… Верхние стекла в трехстворчатом окне цветные; от этого в комнате мягкий и странный свет. В нише за письменным столом… над диваном картина Левитана: зелень и речка — русская природа, густое масло. Грусть и тишина. И сам Левитан рядом.
… Какое-то расписное деревянное блюдо, купленное Чеховым на ярмарке на Украине… С карточки на стене глядит один из братьев Чехова, задумчиво возвел глаза к небу. Подпись:
«И у журавлей, поди, бывают семейные неприятности…»
… Портреты Чехова. Их два. На одном — он девяностых годов — живой, со смешливыми глазами. «Таким приехал сюда». На другом — в сети морщин. Картина — печальная женщина, и рука ее не кончена. Рисовал брат Чехова.

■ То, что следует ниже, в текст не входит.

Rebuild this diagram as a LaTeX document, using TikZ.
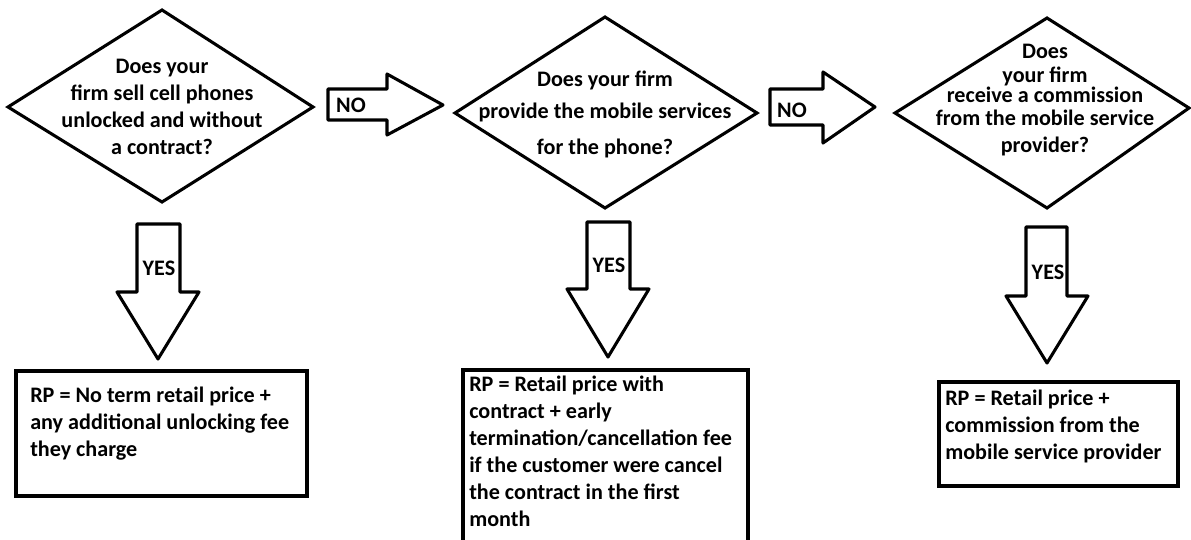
\documentclass[tikz,border=0pt]{standalone}
\usepackage{fontspec}
\setmainfont{Carlito}
\usepackage{tikz}
\usepackage{xcolor}

\begin{document}
\begin{tikzpicture}[x=0.75pt,y=0.75pt,yscale=-1,xscale=1,
  qline/.style={line width=2.3pt, line join=miter},
  blockarrow/.style={line width=2.3pt, line join=round},
  rpbox/.style={line width=3pt},
  txt/.style={inner sep=0pt, font=\bfseries\fontsize{16.6}{20.25}\selectfont}]
%set diagram left start at 0, and has height of 539
\useasboundingbox (0,0) rectangle (1191,539);

%Shape: Diamond [id:q1]
\draw [qline] (8,107) -- (162,10) -- (313,107) -- (162,202) -- cycle ;
%Shape: Diamond [id:q2]
\draw [qline] (455,113) -- (605,17) -- (757,113) -- (605,208) -- cycle ;
%Shape: Diamond [id:q3]
\draw [qline] (895,113) -- (1047,18) -- (1189,108) -- (1047,208) -- cycle ;

%Shape: Right Arrow [id:no1]
\draw [blockarrow] (328,89) -- (387,89) -- (387,74) -- (443,105) -- (387,135) -- (387,120) -- (328,120) -- cycle ;
%Shape: Right Arrow [id:no2]
\draw [blockarrow] (770,89) -- (823,89) -- (823,72) -- (875,107) -- (823,143) -- (823,125) -- (770,125) -- cycle ;

%Shape: Down Arrow [id:yes1]
\draw [blockarrow] (137,224) -- (180,224) -- (180,292) -- (199,292) -- (158,359) -- (117,292) -- (137,292) -- cycle ;
%Shape: Down Arrow [id:yes2]
\draw [blockarrow] (587,222) -- (630,222) -- (630,289) -- (649,289) -- (608,357) -- (567,289) -- (587,289) -- cycle ;
%Shape: Down Arrow [id:yes3]
\draw [blockarrow] (1026,227) -- (1067,227) -- (1067,296) -- (1088,296) -- (1047,363) -- (1006,296) -- (1026,296) -- cycle ;

%Shape: Rectangle [id:rp1]
\draw [rpbox] (16,371) rectangle (307,496) ;
%Shape: Rectangle [id:rp2] (runs off the bottom)
\draw [rpbox] (463,541) -- (463,370) -- (748,370) -- (748,541) ;
%Shape: Rectangle [id:rp3]
\draw [rpbox] (939,382) rectangle (1178,486) ;

% Text Node
\node [txt, align=center] (q1text) at (162,107) {Does your\\firm sell cell phones\\unlocked and without\\a contract?};
% Text Node
\node [txt, align=center] (q2text) at (605,114) {Does your firm\\[3.75pt]provide the mobile services\\[6.75pt]for the phone?};
% Text Node
\node [txt, align=center] (q3text) at (1045,100) {Does\\[-2.25pt]your firm\\[-5.25pt]receive a commission\\[-3pt]from the mobile service\\provider?};

% Text Node
\node [txt] (nolabel1) at (351,105) {NO};
% Text Node
\node [txt] (nolabel2) at (792,110) {NO};
% Text Node
\node [txt] (yeslabel1) at (159,268) {YES};
% Text Node
\node [txt] (yeslabel2) at (609,265) {YES};
% Text Node
\node [txt] (yeslabel3) at (1048,272) {YES};

% Text Node
\node [txt, align=left, anchor=north west] (rp1text) at (30,387) {RP = No term retail price +\\any additional unlocking fee\\they charge};
% Text Node
\node [txt, align=left, anchor=north west] (rp2text) at (469,376) {RP = Retail price with\\contract + early\\termination/cancellation fee\\if the customer were cancel\\the contract in the first\\month};
% Text Node
\node [txt, align=left, anchor=north west] (rp3text) at (945,390) {RP = Retail price +\\commission from the\\mobile service provider};

\end{tikzpicture}
\end{document}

… В спальне на столике порошок фенацетина — не успел его принять Чехов, — и его рукой написано «phenal…», и слово оборвано.

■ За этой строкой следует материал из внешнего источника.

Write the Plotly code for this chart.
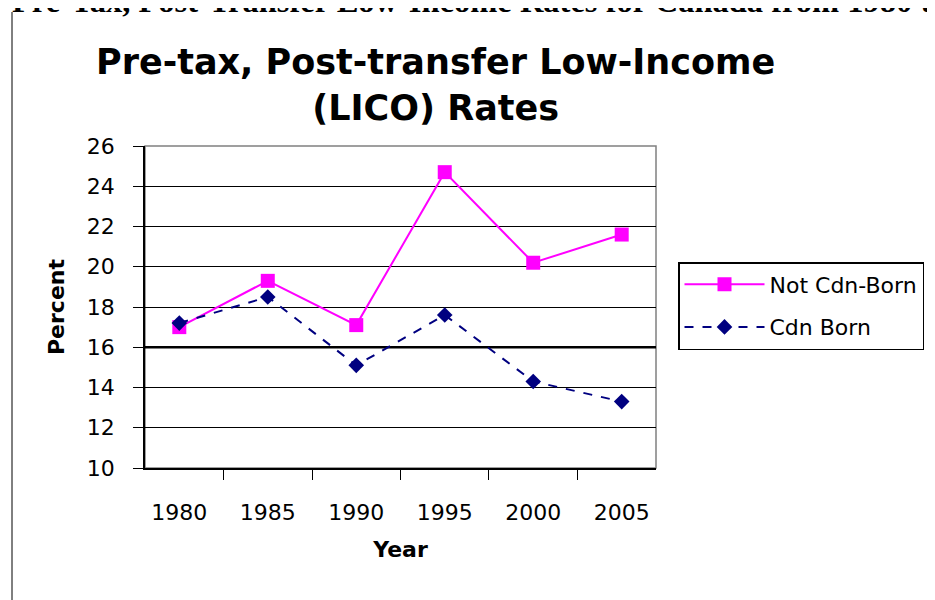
import plotly.graph_objects as go

years = ["1980", "1985", "1990", "1995", "2000", "2005"]
not_cdn_born = [17.0, 19.3, 17.1, 24.7, 20.2, 21.6]
cdn_born = [17.2, 18.5, 15.1, 17.6, 14.3, 13.3]
y_ticks = [10, 12, 14, 16, 18, 20, 22, 24, 26]

W, H = 935, 600
OFF = 8  # page body margin offset
L, R, T, B = 145 - OFF, 656 - OFF, 146 - OFF, 468 - OFF
SANS = "DejaVu Sans, Arial, sans-serif"

fig = go.Figure()
fig.add_trace(go.Scatter(
    x=years, y=not_cdn_born, name="Not Cdn-Born", mode="lines+markers",
    legendgroup="a",
    line=dict(color="#FF00FF", width=2),
    marker=dict(symbol="square", size=14, color="#FF00FF"),
))
fig.add_trace(go.Scatter(
    x=years, y=cdn_born, name="Cdn Born", mode="lines+markers",
    legendgroup="b",
    line=dict(color="#000080", width=2, dash="dash"),
    marker=dict(symbol="diamond", size=12, color="#000080"),
))

fig.update_layout(
    width=W, height=H,
    margin=dict(l=0, r=0, t=0, b=0, autoexpand=False),
    paper_bgcolor="white", plot_bgcolor="white",
    font=dict(family=SANS, color="black", size=22),
    showlegend=True,
    legend=dict(
        x=(678 - OFF) / W, y=1 - (262 - OFF) / H, xanchor="left", yanchor="top",
        bordercolor="black", borderwidth=1.5, bgcolor="white",
        font=dict(size=22), tracegroupgap=11, entrywidth=300, itemwidth=80,
    ),
    xaxis=dict(
        domain=[L / W, R / W], type="category", automargin=False,
        tickson="boundaries", ticks="outside", ticklen=10, tickcolor="black",
        showline=True, linecolor="black", linewidth=1.5,
        showgrid=False, ticklabelstandoff=24,
        title=dict(text="<b>Year</b>", font=dict(size=22), standoff=17),
    ),
    yaxis=dict(
        domain=[1 - B / H, 1 - T / H], range=[10, 26], automargin=False,
        tickvals=y_ticks, ticks="outside", ticklen=10, tickcolor="black",
        showline=True, linecolor="black", linewidth=1.5,
        showgrid=True, gridcolor="black", gridwidth=1,
        zeroline=False, ticklabelstandoff=14,
        title=dict(text="<b>Percent</b>", font=dict(size=22), standoff=16),
    ),
    shapes=[
        dict(type="rect", xref="x domain", yref="y domain", x0=0, x1=1, y0=0, y1=1,
             line=dict(color="#808080", width=1.5), layer="below"),
        dict(type="line", xref="x domain", yref="y", x0=0, x1=1, y0=16, y1=16,
             line=dict(color="black", width=2.5), layer="below"),
        dict(type="line", xref="paper", yref="paper", x0=(12 - OFF) / W, x1=(12 - OFF) / W,
             y0=0, y1=1 - (12 - OFF) / H, line=dict(color="black", width=1)),
    ],
    annotations=[
        dict(text="<b>Pre-tax, Post-transfer Low-Income<br>(LICO) Rates</b>",
             xref="paper", yref="paper", x=(435 - OFF) / W, y=1 - (85 - OFF) / H,
             xanchor="center", yanchor="middle", showarrow=False,
             font=dict(size=35, family=SANS)),
        dict(text="<b>Pre-Tax, Post-Transfer Low-Income Rates for Canada from 1980 to 2005</b>",
             xref="paper", yref="paper", x=2 / W, y=1 - 13 / H,
             xanchor="left", yanchor="bottom", showarrow=False,
             font=dict(size=32.5, family="Liberation Serif, Times New Roman, serif")),
    ],
)

fig.write_html("out.html")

Здесь свечи под зеленым колпаком и стоит толстый красный шкаф — мать подарила Чехову. Его в семье назвали насмешливо — «наш многоуважаемый шкаф», а потом он стал «многоуважаемый» в «Вишневом саду»» {124}
.«Когда звонишь, кажется, что он дома и сейчас выйдет», — пишет Булгаков о своих впечатлениях от знакомства с чеховской обителью. Но определим контрапункт, выделим завязку этого дня. Лишь немногим более четырех лет назад в письме двоюродному брату Константину Булгакову он сожалел, что, быть может, безнадежно запоздал с приходом в литературу. За этот срок, вопреки труднейшим обстоятельствам, Михаил Афанасьевич свершил невозможное — его имя появилось в ряду наиболее читаемых авторов. И первыми крупными писателями, не просто заметившими его талант, но и в лучших традициях русской интеллигенции много сделавшими, чтобы дать реализоваться его дару, были В. В. Вересаев, а затем М. А. Волошин.

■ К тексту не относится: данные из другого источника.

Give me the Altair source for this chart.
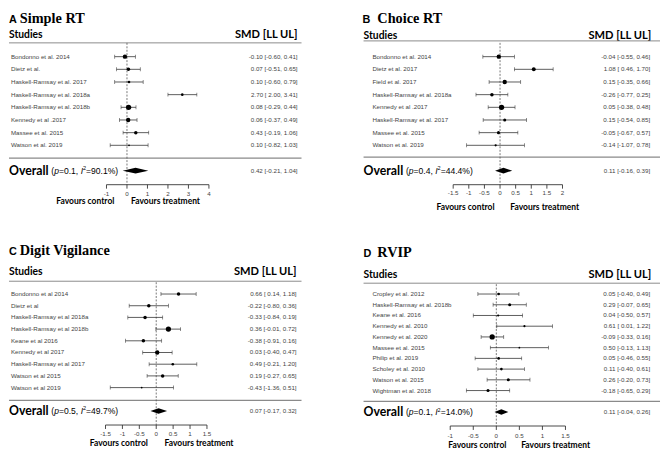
import altair as alt
import pandas as pd
import math

# ---------------- data ----------------
a_studies = ["Bondonno et al. 2014", "Dietz et al.", "Haskell-Ramsay et al. 2017",
             "Haskell-Ramsay et al. 2018a", "Haskell-Ramsay et al. 2018b",
             "Kennedy et al .2017", "Massee et al. 2015", "Watson et al. 2019"]
a_smd = [-0.10, 0.07, 0.10, 2.70, 0.08, 0.06, 0.43, 0.10]
a_ll = [-0.60, -0.51, -0.60, 2.00, -0.29, -0.37, -0.19, -0.82]
a_ul = [0.41, 0.65, 0.79, 3.41, 0.44, 0.49, 1.06, 1.03]
a_weight = [5.0, 4.0, 3.0, 3.0, 6.0, 5.0, 4.0, 2.0]
a_overall = [0.42, -0.21, 1.04]
a_p, a_i2 = "0.1", "90.1%"
a_ticks = [-1, 0, 1, 2, 3, 4]
a_tick_labels = ["-1", "0", "1", "2", "3", "4"]

b_studies = ["Bondonno et al. 2014", "Dietz et al. 2017", "Field et al. 2017",
             "Haskell-Ramsay et al. 2018a", "Kennedy et al .2017",
             "Haskell-Ramsay et al. 2017", "Massee et al. 2015", "Watson et al. 2019"]
b_smd = [-0.04, 1.08, 0.15, -0.26, 0.05, 0.15, -0.05, -0.14]
b_ll = [-0.55, 0.46, -0.35, -0.77, -0.38, -0.54, -0.67, -1.07]
b_ul = [0.46, 1.70, 0.66, 0.25, 0.48, 0.85, 0.57, 0.78]
b_weight = [5.0, 4.5, 5.0, 4.0, 6.0, 3.5, 3.5, 2.5]
b_overall = [0.11, -0.16, 0.39]
b_p, b_i2 = "0.4", "44.4%"
b_ticks = [-1.5, -1, -0.5, 0, 0.5, 1, 1.5, 2]
b_tick_labels = ["-1.5", "-1", "-0.5", "0", "0.5", "1", "1.5", "2"]

c_studies = ["Bondonno et al 2014", "Dietz et al", "Haskell-Ramsay et al 2018a",
             "Haskell-Ramsay et al 2018b", "Keane et al 2016", "Kennedy et al 2017",
             "Haskell-Ramsay et al 2017", "Watson et al 2015", "Watson et al 2019"]
c_smd = [0.66, -0.22, -0.33, 0.36, -0.38, 0.03, 0.49, 0.19, -0.43]
c_ll = [0.14, -0.80, -0.84, -0.01, -0.91, -0.40, -0.21, -0.27, -1.36]
c_ul = [1.18, 0.36, 0.19, 0.72, 0.16, 0.47, 1.20, 0.65, 0.51]
c_weight = [4.0, 4.0, 4.0, 6.0, 4.0, 5.0, 3.0, 4.0, 2.0]
c_overall = [0.07, -0.17, 0.32]
c_p, c_i2 = "0.5", "49.7%"
c_ticks = [-1.5, -1, -0.5, 0, 0.5, 1, 1.5]
c_tick_labels = ["-1.5", "-1", "-0.5", "0", "0.5", "1", "1.5"]

d_studies = ["Cropley et al. 2012", "Haskell-Ramsay et al. 2018b", "Keane et al. 2016",
             "Kennedy et al. 2010", "Kennedy et al. 2020", "Massee et al. 2015",
             "Philip et al. 2019", "Scholey et al. 2010", "Watson et al. 2015",
             "Wightman et al. 2018"]
d_smd = [0.05, 0.29, 0.04, 0.61, -0.09, 0.50, 0.05, 0.11, 0.26, -0.18]
d_ll = [-0.40, -0.07, -0.50, 0.01, -0.33, -0.13, -0.46, -0.40, -0.20, -0.65]
d_ul = [0.49, 0.65, 0.57, 1.22, 0.16, 1.13, 0.55, 0.61, 0.73, 0.29]
d_weight = [3.0, 3.5, 2.5, 2.5, 6.0, 2.0, 3.0, 3.0, 3.5, 3.5]
d_overall = [0.11, -0.04, 0.26]
d_p, d_i2 = "0.1", "14.0%"
d_ticks = [-1, -0.5, 0, 0.5, 1, 1.5]
d_tick_labels = ["-1", "-0.5", "0", "0.5", "1", "1.5"]

# ---------------- style ----------------
SANS = "Liberation Sans"
HEAD = "Lato"
SERIF = "Liberation Serif"
SMALL = 6.3
GREY = "#444444"

# Arial/Liberation Sans advance widths (em) for the overall-statistics text
AW = {"(": .333, ")": .333, "p": .556, "=": .584, ".": .278, ",": .278, " ": .278,
      "I": .278, "%": .889}
for _d in "0123456789":
    AW[_d] = .556


def tw(s, f):
    return sum(AW.get(c, .556) for c in s) * f


def fmt(v):
    return f"{v:.2f}"


def ci_label(e, lo, hi):
    los = fmt(lo) if lo < 0 else " " + fmt(lo)
    return f"{fmt(e)} [{los}, {fmt(hi)}]"


def txt(s, x, y, size, font=SANS, weight="normal", align="left", color="black",
        baseline="middle", style="normal"):
    return alt.Chart(pd.DataFrame({"t": [s]})).mark_text(
        align=align, baseline=baseline, font=font, fontSize=size, fontWeight=weight,
        color=color, fontStyle=style
    ).encode(x=alt.value(x), y=alt.value(y), text="t:N")


def hline(x1, x2, y, color, width):
    return alt.Chart(pd.DataFrame({"a": [0]})).mark_rule(color=color, strokeWidth=width).encode(
        x=alt.value(x1), x2=alt.value(x2), y=alt.value(y))


def lin_domain(v0, v1, p0, p1, size):
    s = (p1 - p0) / (v1 - v0)
    d0 = v0 - p0 / s
    return [d0, d0 + size / s]


def stats_text(x0, y, pval, i2):
    f = 8.7
    segs = [("(", "normal", f, 0), ("p", "italic", f, 0), (f"={pval}, ", "normal", f, 0),
            ("I", "italic", f, 0), ("2", "normal", 5.6, -3), (f"={i2})", "normal", f, 0)]
    out = []
    x = x0
    for s, st, size, dy in segs:
        out.append(txt(s, x, y + dy, size, font=SANS, style=st))
        x += tw(s, size)
    return out


def panel(letter, title, studies, smd, ll, ul, weight, ov, pval, i2, ticks, tlabels, g):
    n = len(studies)
    df = pd.DataFrame({
        "study": studies, "smd": smd, "ll": ll, "ul": ul,
        "size": [math.pi / 4 * w * w for w in weight],
        "row": list(range(n)),
        "label": [ci_label(e, lo, hi) for e, lo, hi in zip(smd, ll, ul)],
    })
    xs = alt.Scale(domain=lin_domain(ticks[0], ticks[-1], g["xr"][0], g["xr"][1], g["w"]),
                   nice=False, zero=False)
    ys = alt.Scale(domain=lin_domain(0, n - 1, g["r0"], g["r1"], g["h"]),
                   reverse=True, nice=False, zero=False)
    X = lambda f: alt.X(f, type="quantitative", scale=xs, axis=None)
    Y = lambda f: alt.Y(f, type="quantitative", scale=ys, axis=None)
    base = alt.Chart(df)
    spacing = (g["r1"] - g["r0"]) / (n - 1)
    orow = n + 1

    layers = []
    layers.append(txt(letter, g["lx"], g["ty"] + 2, 11, weight="bold", baseline="top"))
    layers.append(txt(title, g["tx"], g["ty"], 14.5, font=SERIF, weight="bold", baseline="top"))
    layers.append(txt("Studies", g["left"], g["hy"], 10.5, font=HEAD, weight="bold"))
    layers.append(txt("SMD [LL UL]", g["smdx"], g["hy"], 11.3, font=HEAD, weight="bold", align="right"))
    layers.append(hline(g["left"], g["right"], g["hly"], "#8a8a8a", 1))
    layers.append(hline(g["left"], g["right"], g["sy"], "#8a8a8a", 1.3))

    layers.append(alt.Chart(pd.DataFrame({"z": [0]})).mark_rule(
        color="#555", strokeWidth=0.8, strokeDash=[2, 1.5]).encode(
        x=X("z"), y=alt.value(g["zy0"]), y2=alt.value(g["ay"])))

    layers.append(base.mark_rule(color="#333", strokeWidth=0.8).encode(x=X("ll"), x2="ul", y=Y("row")))
    layers.append(base.mark_tick(orient="vertical", size=4, thickness=0.8, color="#333").encode(x=X("ll"), y=Y("row")))
    layers.append(base.mark_tick(orient="vertical", size=4, thickness=0.8, color="#333").encode(x=X("ul"), y=Y("row")))
    layers.append(base.mark_circle(color="black", opacity=1).encode(
        x=X("smd"), y=Y("row"), size=alt.Size("size:Q", scale=None, legend=None)))
    layers.append(base.mark_text(align="left", font=SANS, fontSize=SMALL, color=GREY).encode(
        x=alt.value(g["namex"]), y=Y("row"), text="study:N"))
    layers.append(base.mark_text(align="right", font=SANS, fontSize=SMALL, color=GREY).encode(
        x=alt.value(g["valx"]), y=Y("row"), text="label:N"))

    half = 2.9 / spacing
    dia = pd.DataFrame({"x": [ov[1], ov[0], ov[2]],
                        "y": [orow, orow - half, orow],
                        "y2": [orow, orow + half, orow]})
    layers.append(alt.Chart(dia).mark_area(color="black").encode(x=X("x"), y=Y("y"), y2="y2"))
    odf = pd.DataFrame({"row": [orow], "label": [ci_label(*ov)]})
    layers.append(alt.Chart(odf).mark_text(align="right", font=SANS, fontSize=SMALL, color=GREY).encode(
        x=alt.value(g["valx"]), y=Y("row"), text="label:N"))
    oy = g["r0"] + spacing * orow
    layers.append(txt("Overall", g["left"], oy, 12.5, font=HEAD, weight="bold"))
    layers += stats_text(g["left"] + 43, oy + 0.5, pval, i2)

    ay = g["ay"]
    tdf = pd.DataFrame({"t": ticks, "lab": tlabels})
    adf = pd.DataFrame({"a": [ticks[0]], "b": [ticks[-1]]})
    layers.append(alt.Chart(adf).mark_rule(color="#333", strokeWidth=0.9).encode(
        x=X("a"), x2="b", y=alt.value(ay)))
    layers.append(alt.Chart(tdf).mark_rule(color="#333", strokeWidth=0.9).encode(
        x=X("t"), y=alt.value(ay), y2=alt.value(ay + 4)))
    layers.append(alt.Chart(tdf).mark_text(font=SANS, fontSize=SMALL, color=GREY, baseline="middle").encode(
        x=X("t"), y=alt.value(g["tly"]), text="lab:N"))
    layers.append(txt("Favours control", g["fcx"], g["fy"], 8.6, font=HEAD, weight="bold", align="right"))
    layers.append(txt("Favours treatment", g["ftx"], g["fy"], 8.6, font=HEAD, weight="bold"))

    return alt.layer(*layers).properties(width=g["w"], height=g["h"])


gA = dict(w=327, h=212, lx=0, tx=11, ty=0, left=0, right=297, smdx=293, hy=23, hly=31,
          sy=148, r0=45, r1=135, namex=2, valx=293, zy0=31, ay=175, tly=184.5,
          xr=[99, 203], fcx=107, ftx=124, fy=192)
gB = dict(w=334, h=212, lx=32, tx=47, ty=0, left=33, right=334, smdx=325, hy=24, hly=29,
          sy=147, r0=45, r1=135, namex=42, valx=324, zy0=31, ay=175, tly=183,
          xr=[124, 235], fcx=166, ftx=182, fy=198)
gC = dict(w=327, h=232, lx=0, tx=11, ty=23, left=0, right=297, smdx=292, hy=52, hly=61,
          sy=182, r0=74, r1=169, namex=2, valx=292, zy0=62, ay=207, tly=216.5,
          xr=[98, 201], fcx=141, ftx=158, fy=225)
gD = dict(w=334, h=232, lx=33, tx=47, ty=25, left=33, right=334, smdx=325, hy=55, hly=63,
          sy=183, r0=74, r1=172, namex=42, valx=324, zy0=64, ay=208, tly=218,
          xr=[121, 238], fcx=178, ftx=193, fy=227)

pA = panel("A", "Simple RT", a_studies, a_smd, a_ll, a_ul, a_weight, a_overall, a_p, a_i2,
           a_ticks, a_tick_labels, gA)
pB = panel("B", "Choice RT", b_studies, b_smd, b_ll, b_ul, b_weight, b_overall, b_p, b_i2,
           b_ticks, b_tick_labels, gB)
pC = panel("C", "Digit Vigilance", c_studies, c_smd, c_ll, c_ul, c_weight, c_overall, c_p, c_i2,
           c_ticks, c_tick_labels, gC)
pD = panel("D", "RVIP", d_studies, d_smd, d_ll, d_ul, d_weight, d_overall, d_p, d_i2,
           d_ticks, d_tick_labels, gD)

chart = alt.concat(pA, pB, pC, pD, columns=2, spacing=0, bounds="flush").properties(
    padding=0, background="white"
).configure_view(stroke=None)

chart.save("out.html", embed_options={"renderer": "svg", "actions": False})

«Летом 1924 г., — вспоминает заведующий редакцией издательства «Недра» П. Н. Зайцев,[7]
в редколлегию которого входил и В. В. Вересаев, — после выхода в свет «Дьяволиады» в сборнике издательства, возникла мысль «перекупить» у журнала «Россия» роман «Белая гвардия».Я быстро прочитал роман и переправил рукопись В. В. Вересаев в Шубинский переулок. Роман произвел на нас большое впечатление. Я не задумываясь высказался за его печатание в «Недрах», но Вересаев был трезвее и опытнее меня… Направленность романа, по его мнению, по идеологическим причинам нам не подходила. Может быть, Вересаев вспомнил, как был совсем недавно принят его собственный роман «В тупике»….
В один из сентябрьских дней М. Булгаков зашел в «Недра», и я сообщил ему ответ редколлегии. Наш отказ принять «Белую гвардию» резал его. За это время он похудел. По-прежнему перебивался случайными заработками от журнальчиков.
Вдруг меня осенило.
— Михаил Афанасьевич, — обратился я к нему, — нет ли у вас чего-нибудь другого готовенького, чтобы мы могли бы напечатать в «Недрах»?…
Через неделю он принес в редакцию рукопись своей новой повести — «Роковые яйца»… Прочитав повесть, я передал рукопись Вересаеву. Вересаев пришел в полный восторг от прочитанного. В отступление от правил договоренности с Н. С. Ангарским (главным редактором «Недр». — Ю. В.), за которым оставалось последнее слово, Вересаев принял повесть для очередного альманаха, и мы с ним условились сразу сдать его в набор…»
В. В. Вересаев необычайно внимательно и трогательно относился к М. А. Булгакову. Известно, например, что Викентий Викентьевич дважды оказывал Михаилу Афанасьевичу денежную помощь, причем в поразительно тактичной, деликатной форме. Когда в 1925 г. в журнале «Россия» прекратилась публикация «Белой гвардии», а «Дьяволиада» и «Роковые яйца» оказались под несправедливым обстрелом критики, что побудило Булгакова принять в этих трудных условиях деньги, Вересаев написал ему. «Поймите, я это делаю вовсе не лично для Вас, а желая сберечь хоть немного крупную художественную силу, которой Вы являетесь носителем. Ввиду той травли, которая сейчас ведется против Вас, Вам приятно будет узнать, что Горький (я летом имел письмо от него) очень Вас заметил и ценит».